ビジネスの現場では、人前でハキハキと話せる「社交的な人」が有利だと思われがちです。しかし、台湾出身で、超内向型でありながら超外向型社会アメリカで成功を収めたジル・チャン氏の世界的ベストセラー『「静かな人」の戦略書──騒がしすぎるこの世界で内向型が静かな力を発揮する法』(神崎朗子訳)によると、「内向的な人」こそ、冷静さ・思慮深さ・協調性といったビジネススキルを兼ね備えているといいます。
内向型の生まれ持った強みを肯定し、勇気づける本書には、「目からウロコの内容に感動した」「自分らしく生きていけばいいと気づけた」と日本中から絶賛の声が集まっています。
今回は、読者から寄せられた仕事や人間関係の質問に対する、チャン氏の回答を公開します。(構成/根本隼)

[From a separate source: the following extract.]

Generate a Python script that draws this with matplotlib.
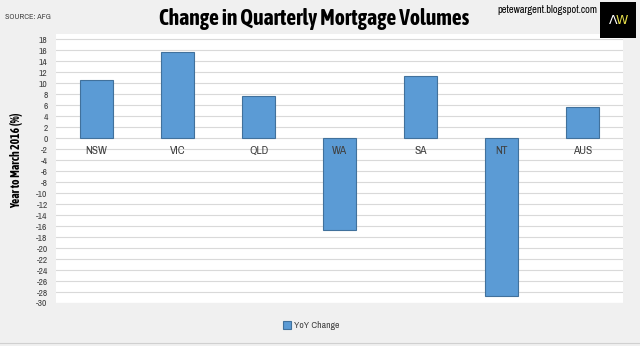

「外国人と話すとき」に絶対やってはいけないこと・ワースト1Photo:Adobe Stock

遠回しな言い方は絶対NG

読者からの質問 内向型の日本人が、欧米的な外向性が求められる「グローバルビジネス」の現場で意識すべきことは何かありますか?

ジル・チャン氏 欧米文化圏であっても、国・地域ごとに特色が違うので、必ずしも外向的にふるまうことだけが正解というわけではありません。しかし、コミュニケーションについては、1つ注意しておくべきポイントがあります。

 それは、内向型の日本人が欧米のビジネスパーソンと会話をする際は、「要点をできるだけ明確にして話す」ことが必要不可欠だという点です。

 私たちがふだん同国人と話すときは、知らず知らずのうちに、その場の雰囲気や文脈に応じて言葉を省略したり、遠回しな言い方をしたりしていますよね

 ですが、グローバルビジネスの場合、仕事をする相手との間には必ず「言語・文化の壁」が立ちはだかります。いつもと同じ感覚で会話をしようとすると、コミュニケーションが成り立たないんです。

伝えるべきことはすべて言語化

チャン氏 なので、前提知識や事前情報、場の雰囲気などに頼らず、伝えるべきことをその場ですべて言語化する「ローコンテクスト」の会話を必ず意識しましょう。

 実践してみると驚くと思いますが、「ローコンテクスト」の会話に切り替えるだけで、異なる文化圏の相手とのコミュニケーションが、格段に明快かつスムーズになります

 話が通じ合えば相手と打ち解けやすくなりますし、仕事全体の流れも円滑になるので、ぜひ取り入れてみてください。